Big Lies about your First Job
Ever feel like you’re too smart to be doing the mundane tasks required of your day job? Ever start to question the value of your college degree at work? Did you assume you would be thanked and taught by your boss the way you were by your professors in college?
Michael Ball’s “You’re Too Smart For This: Beating the 100 Big Lies about Your First Job” is a simple and short book that brings recent grads back down to reality with short answers to each of the 100 big “lies.”
What assumptions did you have about your first few jobs?
For example, “lie #33: You’re One-of-a-Kind to the Company.” You worked hard in college, you have a totally “unique” personality and you are the apple of your parents’ eye. That transfers over into the real world, right?
Michael Ball compares entry-level grads to commodities (read: a dime a dozen). Many of us have been wined and dined by large companies, and told that our individual personalities and successes are so important to them. Then we signed our cheesy pre-made offer letter and became a number in our tiny cubicle hoping to stand out.
As much as we’d like to be seen as “the one” by our employer, we are often seen as low priced, indistinguishable and undervalued worker bees. Ball compares this to a college hook up.

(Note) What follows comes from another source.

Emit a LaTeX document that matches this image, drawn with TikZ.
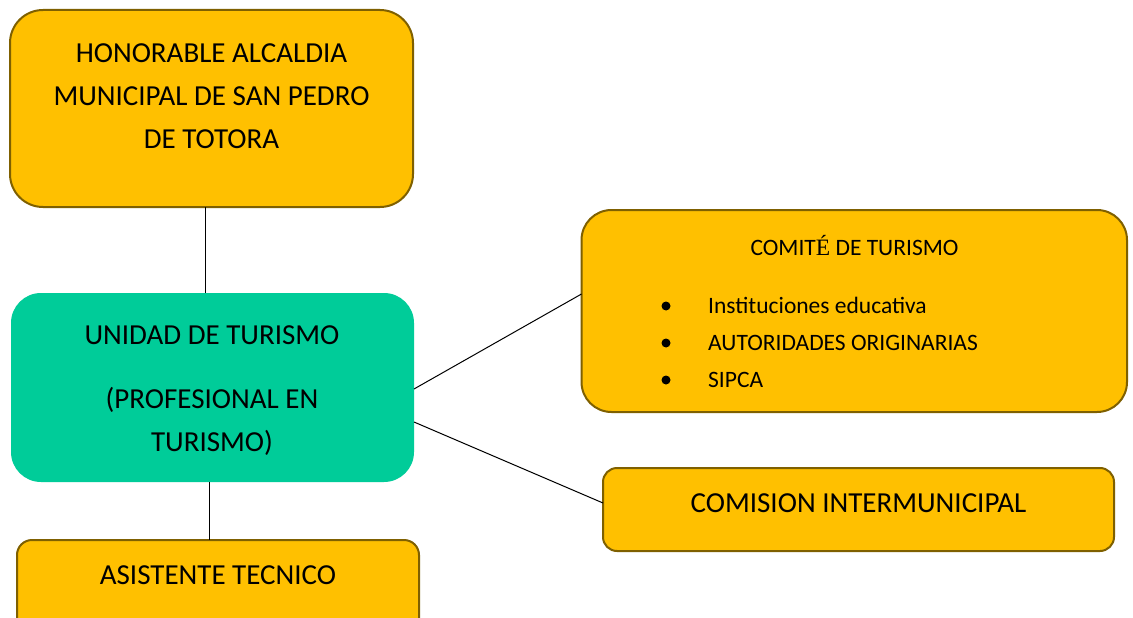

Don’t get discouraged, you can turn this bleak portrait around! Moving from an employer’s “random hook up” to that “special someone” will require consistently producing high quality work and building your personal brand among co-workers.
I highly recommend “You’re Too Smart for This” as a resource to leave on your bookshelf in times of need. The book takes a realistic look at a lot of myths and gives you a new perspective on how to handle them.